DYSPEPSIA GENERATION

We have seen the future, and it sucks.

Were the Bad Old Days Really All That Bad?

18th July 2011

The Other McCain doesn’t seem to think so.

Dan Collins called Thursday night and, among other things, we talked about how politically correct revisionist history has convinced young people that the past was a hateful and benighted era, furnished wall-to-wall with racism, sexism, homophobia and other forms of oppression.

If you surveyed liberals and asked them, “What was the most evil time and place in human history?” they would almost certainly name Germany under Hitler, but America during the 1950s would be a close second.

I remember that period as being less troublesome than what we have today. Fewer busybodies wandering around poking their noses into other people’s business, certainly.

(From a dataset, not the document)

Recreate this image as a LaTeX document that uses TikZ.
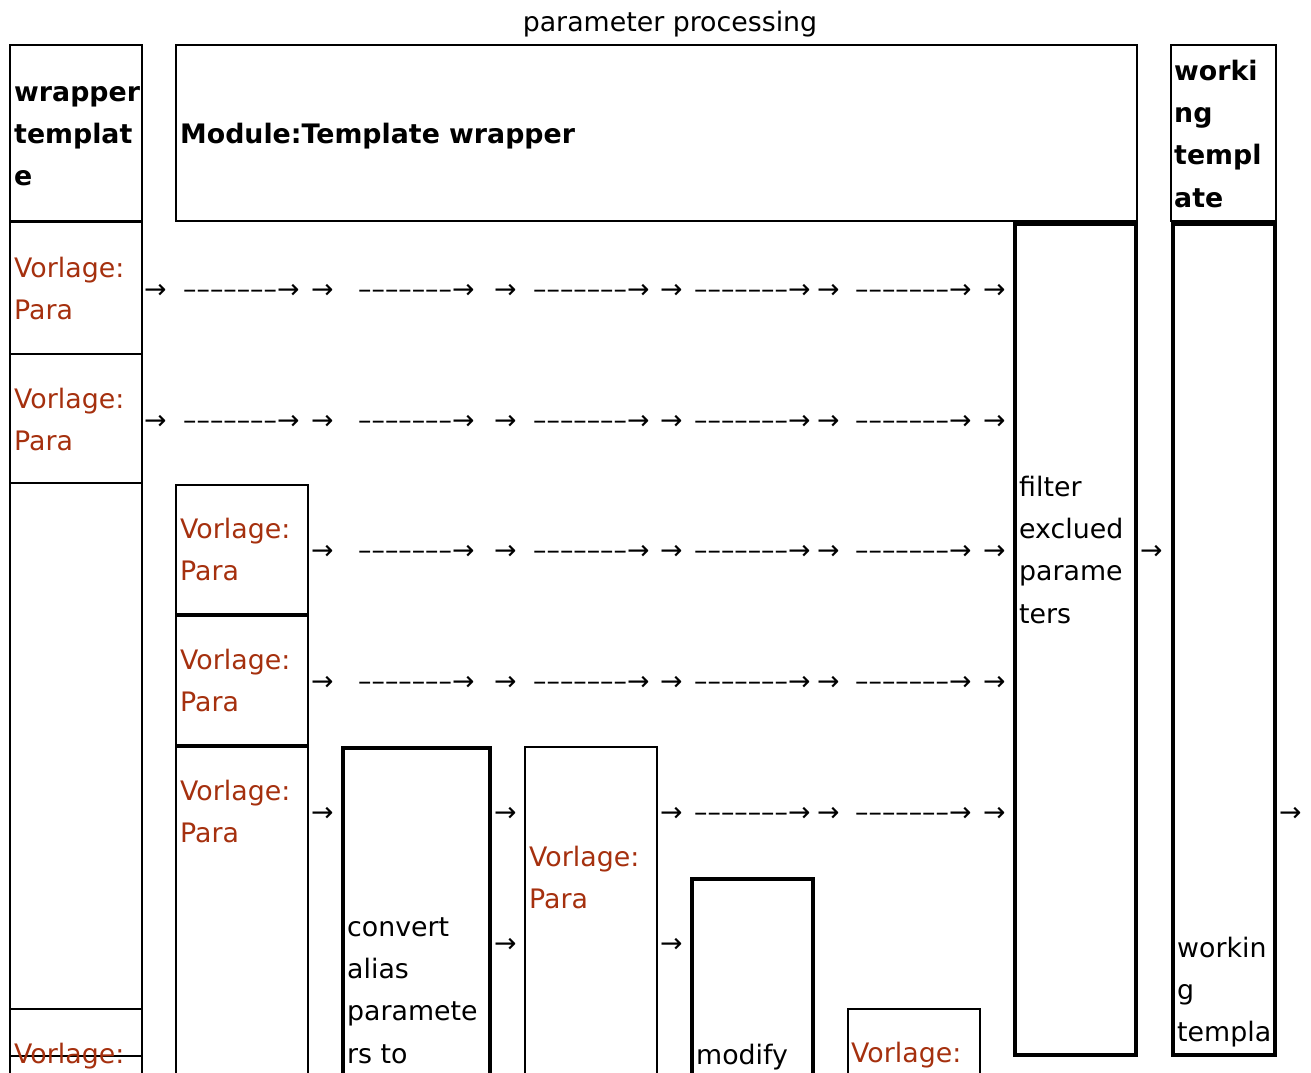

There are many liberal couples who, when inevitably confronted with what economists would call the “division of labor” dilemma, choose to apportion their marital obligations in a more or less traditional fashion: Husband as father/breadwinner, wife as mother/homemaker.

From time to time, a liberal feminist will write an essay musing in semi-guilty tones about her satisfaction as a stay-at-home mother. These writers often emphasize that they don’t consider themselves as having abandoned The Sisterhood by embracing the “Just A Mom” lifestyle.

Such is the power of their indoctrination — and so pervasive now is the worldview they express — that these women writers feel obligated to declare their continued commitment to the intellectual abstraction of feminism, even while confessing their discovery that there is joy and pleasure to be found by living in contradiction to everything they were ever taught by Betty Friedan, Gloria Steinem, et al.

Funny how that works out. I am reminded of the arena scene in Monty Python’s Life of Brian.

One Response to “Were the Bad Old Days Really All That Bad?”

  1. Dennis Nagle Says:

    No different, I suppose, than the Quislings who are perfectly comfortable with the status quo but who feel obligated to trumpet their endorsement of liberl or conservative principles in order to mollify their “base”–whatever that is.

    One must keep the masses happy if one hopes to maintain any kind of image, even if one really thinks the masses are stupid to think as they do.